Los miles de kilómetros de carreteras construidos en los últimos años favorecen esas comunicaciones. Pero la seguridad no es completa.
—Mi abuela se cayó de un autobús. Como en Ecuador no hay puertas en los autobuses… —dice Nicole al borde de las lágrimas.
—Pero en Ecuador sí hay puertas en los autobuses —responde Gisela.
—No, en algunos no —sentencia Lenin.
—Mi padre me ha contado que un día iba caminando al cole con sus amigos y le asustaron, porque ya era de noche. Y allí la noche da mucho miedo —cuenta Anabel.
—Que da miedo… ¡Ahí te encuentras al mismísimo diablo! —responde Lenin mostrando enteros sus enormes ojos negros. Ahí te encuentras al Íncubo y al Súcubo, dos demonios de la mitología griega que se apoderan de su víctima mientras duerme.
—A mi padre se le presentó en una mina y mi tío murió.
—Otro mito es el de La Llorona, una niña que tras matar a sus padres empezó a llorar tanto que le llamaron así —continúa.
—A mí me han contado otra historia… —dice Gisela.
La disputa no tiene fin, pero da pie a una nueva reflexión: la seguridad en Ecuador, el tema que más preocupa al Gobierno del recién reelegido Rafael Correa.
—Normalmente no hay robos —dice Lenin, —porque los perros están por las calles y si tienes confianza con ellos muerden al que te intenta robar. También hay muchas serpientes. Yo tengo una.
— ¿En casa? —preguntan ellas.
—No, en un zoo. Es una cobra, la encontramos subiendo las escaleras de mi casa y mi tío la cogió y se la llevó allí.
—Pero es muy fácil matarlas, dice Anabel.
—No, dice Lenin. La tienes que coger y aplastarle la cabeza con un palo. Luego la cortas con un cuchillo y ya ha muerto. Porque en la cabeza tiene todo lo que le da la vida.
La sabiduría popular de Lenin asombra a las niñas, que aseguran ir «¡bien!» en el colegio. A Lenin, en cambio, le va «suspenso… »

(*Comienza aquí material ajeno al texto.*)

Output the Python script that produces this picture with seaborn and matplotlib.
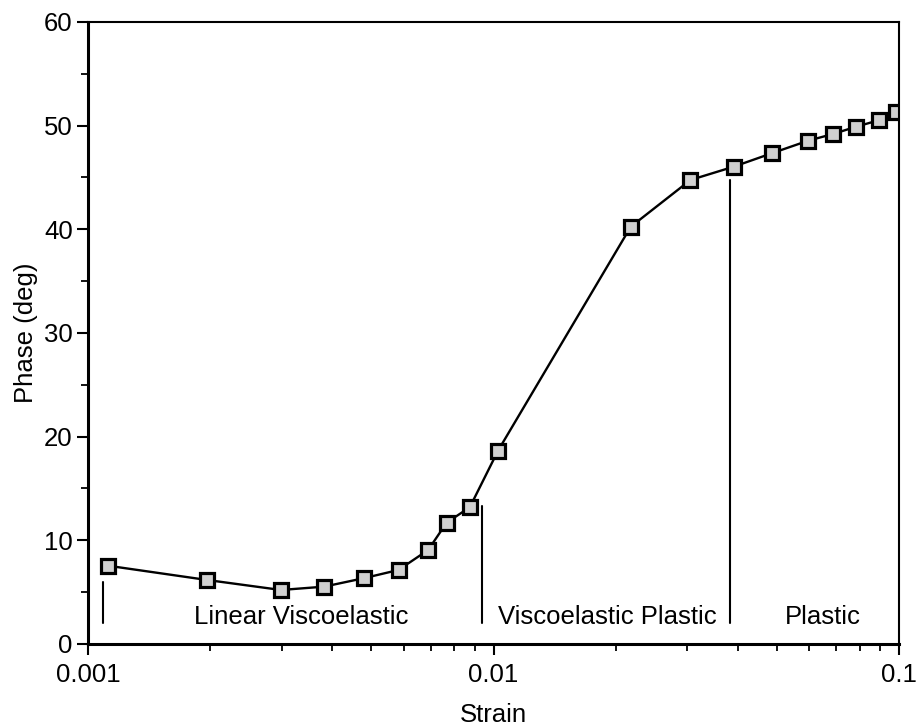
import matplotlib
matplotlib.use("Agg")
import matplotlib.pyplot as plt
import matplotlib.ticker as mticker
import seaborn as sns
import pandas as pd

strain = [0.00112, 0.00197, 0.00299, 0.00382, 0.00478, 0.00583, 0.0069, 0.00766,
          0.00874, 0.01026, 0.0218, 0.0306, 0.0391, 0.0485, 0.0597, 0.0688,
          0.0784, 0.0895, 0.0984]
phase = [7.55, 6.17, 5.21, 5.53, 6.34, 7.14, 9.07, 11.7, 13.19, 18.65, 40.25,
         44.76, 46.04, 47.33, 48.55, 49.2, 49.9, 50.54, 51.35]

# region boundary markers (strain, top phase)
boundary_strain = [0.00109, 0.00934, 0.0384]
boundary_top = [6.0, 13.3, 44.8]
boundary_bottom = 2.0

region_labels = ["Linear Viscoelastic", "Viscoelastic Plastic", "Plastic"]
region_label_x = [0.00335, 0.0191, 0.0648]

df = pd.DataFrame({"Strain": strain, "Phase": phase})

sns.set_style("ticks")
plt.rcParams['font.family'] = ['Liberation Sans', 'DejaVu Sans']
plt.rcParams['text.color'] = 'black'
plt.rcParams['axes.labelcolor'] = 'black'
plt.rcParams['xtick.color'] = 'black'
plt.rcParams['ytick.color'] = 'black'

fig = plt.figure(figsize=(9.2, 7.28), dpi=100)
ax = fig.add_axes([0.0957, 0.1154, 0.8815, 0.8544])

sns.lineplot(data=df, x="Strain", y="Phase", ax=ax, color="black", linewidth=1.7,
             marker="s", markersize=9.5, markerfacecolor="#d0d0d0",
             markeredgecolor="black", markeredgewidth=2.3)

for bx, bt in zip(boundary_strain, boundary_top):
    ax.plot([bx, bx], [boundary_bottom, bt], color="black", linewidth=1.5)

for lab, lx in zip(region_labels, region_label_x):
    ax.text(lx, 2.6, lab, ha="center", va="center", fontsize=18.5, color="black")

ax.set_xscale("log")
ax.set_xlim(0.001, 0.1)
ax.set_ylim(0, 60)
ax.xaxis.set_major_locator(mticker.FixedLocator([0.001, 0.01, 0.1]))
ax.xaxis.set_major_formatter(mticker.FixedFormatter(["0.001", "0.01", "0.1"]))
ax.xaxis.set_minor_locator(mticker.LogLocator(base=10, subs=range(2, 10)))
ax.xaxis.set_minor_formatter(mticker.NullFormatter())
ax.yaxis.set_major_locator(mticker.MultipleLocator(10))
ax.yaxis.set_minor_locator(mticker.MultipleLocator(5))

ax.tick_params(which="major", direction="out", length=8, width=1.5,
               labelsize=18.5, colors="black")
ax.tick_params(axis="x", which="major", pad=6)
ax.tick_params(axis="y", which="major", pad=3)
ax.tick_params(which="minor", direction="out", length=5, width=1.3)

for side in ["left", "bottom"]:
    ax.spines[side].set_linewidth(2.2)
for side in ["top", "right"]:
    ax.spines[side].set_visible(True)
    ax.spines[side].set_linewidth(1.5)
for s in ax.spines.values():
    s.set_color("black")

ax.set_xlabel("Strain", fontsize=18.5, color="black")
ax.set_ylabel("Phase (deg)", fontsize=18.5, color="black")
ax.xaxis.labelpad = 11
ax.yaxis.labelpad = 4

fig.savefig("out.png", dpi=100)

—Pero estoy en instituto, y es más difícil… —dice mirando a Nicole, que presume de sobresaliente en inglés.
Para él, el colegio en Ecuador es mucho mejor. «Si quieres dejar los estudios a los seis años puedes. También puedes conducir a los ocho» —defiende orgulloso.
—Raro, ¿eh? Yo no había escuchado eso nunca… —dice Gisela
—Mi hermano dejó los estudios en sexto de primaria y se puso a trabajar en el taller de mi padre —replica él.
Lenin quiere seguir su ejemplo nada más llegar a Ecuador, el país con la tasa de paro más baja de Latinoamérica. Su prima Lucía tampoco quiere estudiar, sino ser «profesora de piscina».
—Yo voy a seguir mis estudios para ver si consigo una buena carrera —dice Gisela.
—Y yo, dice Anabel. Es que es mejor estudiar que no saber nada. Si vas a trabajar como azafata tienes que saber cinco idiomas por lo menos.
—A mí me han dicho que en Italia a los niños les dan cien euros a la semana —dice Anabel.
— ¿Por estudiar? —pregunta Gisela.
—No sé, creo que sí… —dice Anabel.
— ¡Caray! ¡Pues yo me voy ahí para ganarme los dineros! —dice Gisela entre risas.
Los padres de estos niños se los ganan como mecánicos, jardineros, amas de casas, «cosedoras», cajeras de supermercado, contadoras del agua y, en ocasiones, «chapucillas». Ahorran para el viaje de regreso, que sus hijos afrontan como una aventura confusa. Solo Nicole conoce a alguien que ya ha regresado: Esteban.
—Dice que se está muy bien, pero que no puede dormir porque allí la mañana es a las cinco. —El grito de su padre la interrumpe. Son las ocho y mañana hay cole.